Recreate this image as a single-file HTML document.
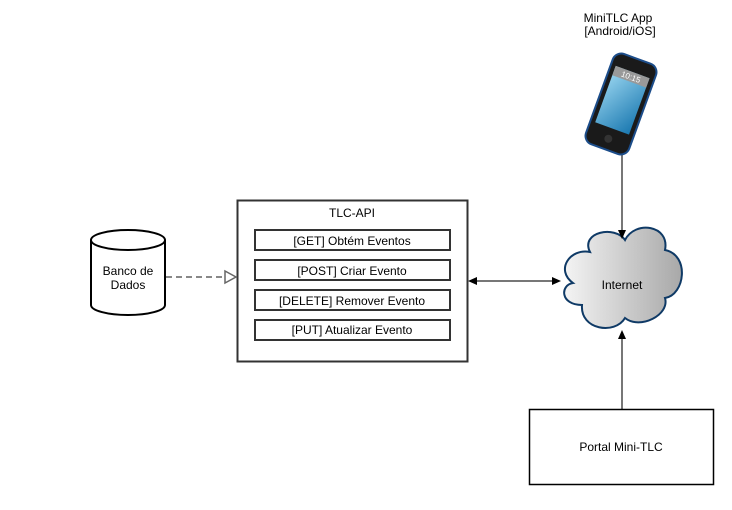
<!DOCTYPE html>
<html><head><meta charset="utf-8"><style>
body{margin:0;background:#fff;width:732px;height:505px;overflow:hidden;font-family:"Liberation Sans",sans-serif}
</style></head><body>
<svg width="732" height="505" xmlns="http://www.w3.org/2000/svg" font-family="Liberation Sans, sans-serif" font-size="12">
<defs>
<linearGradient id="cg" x1="0" x2="1"><stop offset="0" stop-color="#f4f4f4"/><stop offset="1" stop-color="#a8a8a8"/></linearGradient>
<linearGradient id="sg" x1="0" y1="0" x2="1" y2="1"><stop offset="0" stop-color="#9ad6f0"/><stop offset="1" stop-color="#1a78b0"/></linearGradient>
</defs>
<rect x="237.5" y="200.5" width="230" height="161" fill="#fff" stroke="#333" stroke-width="2"/>
<text x="352" y="217" text-anchor="middle">TLC-API</text>
<g fill="#fff" stroke="#333" stroke-width="2">
<rect x="255" y="230" width="195" height="20"/><rect x="255" y="260" width="195" height="20"/>
<rect x="255" y="290" width="195" height="20"/><rect x="255" y="320" width="195" height="20"/></g>
<g text-anchor="middle"><text x="352" y="245">[GET] Obtém Eventos</text><text x="352" y="275">[POST] Criar Evento</text>
<text x="352" y="305">[DELETE] Remover Evento</text><text x="352" y="334">[PUT] Atualizar Evento</text></g>
<path d="M91 240 V305 A37 10 0 0 0 165 305 V240" fill="#fff" stroke="#000" stroke-width="2"/>
<ellipse cx="128" cy="240" rx="37" ry="10" fill="#fff" stroke="#000" stroke-width="2"/>
<text x="128" y="275" text-anchor="middle">Banco de</text><text x="128" y="289" text-anchor="middle">Dados</text>
<line x1="166" y1="277" x2="225" y2="277" stroke="#888" stroke-width="2" stroke-dasharray="6,4"/>
<path d="M225 271 L236 277 L225 283 Z" fill="#fff" stroke="#666" stroke-width="1.5"/>
<line x1="475" y1="281" x2="552" y2="281" stroke="#777" stroke-width="2"/>
<path d="M468 281 L477 277 L477 285Z M561 281 L552 277 L552 285Z" fill="#000"/>
<path d="M590 252 C580 232 615 225 625 240 C635 220 670 225 665 250 C690 255 685 295 665 298 C670 315 640 330 625 318 C615 335 580 330 582 305 C560 305 560 285 573 283 C555 270 570 248 590 252 Z" fill="url(#cg)" stroke="#0f3a66" stroke-width="2"/>
<text x="622" y="289" text-anchor="middle">Internet</text>
<line x1="622" y1="150" x2="622" y2="232" stroke="#777" stroke-width="2"/>
<path d="M622 239 L618 230 L626 230Z" fill="#000"/>
<line x1="622" y1="409" x2="622" y2="338" stroke="#777" stroke-width="2"/>
<path d="M622 330 L618 339 L626 339Z" fill="#000"/>
<rect x="529.5" y="409.5" width="184" height="75" fill="#fff" stroke="#000" stroke-width="1.5"/>
<text x="621" y="451" text-anchor="middle">Portal Mini-TLC</text>
<text x="618" y="22" text-anchor="middle">MiniTLC App</text>
<text x="620" y="35" text-anchor="middle">[Android/iOS]</text>
<g transform="rotate(20 621 104)">
<rect x="598" y="56" width="46" height="96" rx="9" fill="#1a1a1a" stroke="#1c4d8a" stroke-width="2"/>
<rect x="603" y="70" width="36" height="60" fill="url(#sg)"/>
<rect x="603" y="70" width="36" height="10" fill="#999"/>
<text x="621" y="78" font-size="8" fill="#fff" text-anchor="middle">10:15</text>
<circle cx="621" cy="141" r="4" fill="#333"/>
</g>
</svg>
</body></html>
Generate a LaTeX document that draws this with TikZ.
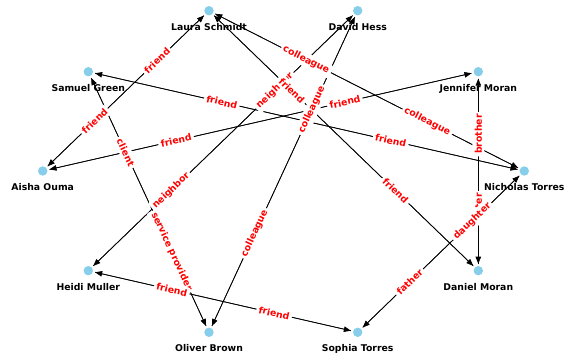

(Given problem): Restate each entry word for word, leaving out any pictures.

(Full solution):
Recreate this image as a single-file HTML document.
<!DOCTYPE html>
<html><head><meta charset="utf-8"><style>
body{margin:0;background:#fff;width:732px;height:505px;overflow:hidden;font-family:"Liberation Sans",sans-serif}
</style></head><body>
<svg width="732" height="505" xmlns="http://www.w3.org/2000/svg" font-family="Liberation Sans, sans-serif" font-size="12">
<defs>
<linearGradient id="cg" x1="0" x2="1"><stop offset="0" stop-color="#f4f4f4"/><stop offset="1" stop-color="#a8a8a8"/></linearGradient>
<linearGradient id="sg" x1="0" y1="0" x2="1" y2="1"><stop offset="0" stop-color="#9ad6f0"/><stop offset="1" stop-color="#1a78b0"/></linearGradient>
</defs>
<rect x="237.5" y="200.5" width="230" height="161" fill="#fff" stroke="#333" stroke-width="2"/>
<text x="352" y="217" text-anchor="middle">TLC-API</text>
<g fill="#fff" stroke="#333" stroke-width="2">
<rect x="255" y="230" width="195" height="20"/><rect x="255" y="260" width="195" height="20"/>
<rect x="255" y="290" width="195" height="20"/><rect x="255" y="320" width="195" height="20"/></g>
<g text-anchor="middle"><text x="352" y="245">[GET] Obtém Eventos</text><text x="352" y="275">[POST] Criar Evento</text>
<text x="352" y="305">[DELETE] Remover Evento</text><text x="352" y="334">[PUT] Atualizar Evento</text></g>
<path d="M91 240 V305 A37 10 0 0 0 165 305 V240" fill="#fff" stroke="#000" stroke-width="2"/>
<ellipse cx="128" cy="240" rx="37" ry="10" fill="#fff" stroke="#000" stroke-width="2"/>
<text x="128" y="275" text-anchor="middle">Banco de</text><text x="128" y="289" text-anchor="middle">Dados</text>
<line x1="166" y1="277" x2="225" y2="277" stroke="#888" stroke-width="2" stroke-dasharray="6,4"/>
<path d="M225 271 L236 277 L225 283 Z" fill="#fff" stroke="#666" stroke-width="1.5"/>
<line x1="475" y1="281" x2="552" y2="281" stroke="#777" stroke-width="2"/>
<path d="M468 281 L477 277 L477 285Z M561 281 L552 277 L552 285Z" fill="#000"/>
<path d="M590 252 C580 232 615 225 625 240 C635 220 670 225 665 250 C690 255 685 295 665 298 C670 315 640 330 625 318 C615 335 580 330 582 305 C560 305 560 285 573 283 C555 270 570 248 590 252 Z" fill="url(#cg)" stroke="#0f3a66" stroke-width="2"/>
<text x="622" y="289" text-anchor="middle">Internet</text>
<line x1="622" y1="150" x2="622" y2="232" stroke="#777" stroke-width="2"/>
<path d="M622 239 L618 230 L626 230Z" fill="#000"/>
<line x1="622" y1="409" x2="622" y2="338" stroke="#777" stroke-width="2"/>
<path d="M622 330 L618 339 L626 339Z" fill="#000"/>
<rect x="529.5" y="409.5" width="184" height="75" fill="#fff" stroke="#000" stroke-width="1.5"/>
<text x="621" y="451" text-anchor="middle">Portal Mini-TLC</text>
<text x="618" y="22" text-anchor="middle">MiniTLC App</text>
<text x="620" y="35" text-anchor="middle">[Android/iOS]</text>
<g transform="rotate(20 621 104)">
<rect x="598" y="56" width="46" height="96" rx="9" fill="#1a1a1a" stroke="#1c4d8a" stroke-width="2"/>
<rect x="603" y="70" width="36" height="60" fill="url(#sg)"/>
<rect x="603" y="70" width="36" height="10" fill="#999"/>
<text x="621" y="78" font-size="8" fill="#fff" text-anchor="middle">10:15</text>
<circle cx="621" cy="141" r="4" fill="#333"/>
</g>
</svg>
</body></html>
Generate a LaTeX document that draws this with TikZ.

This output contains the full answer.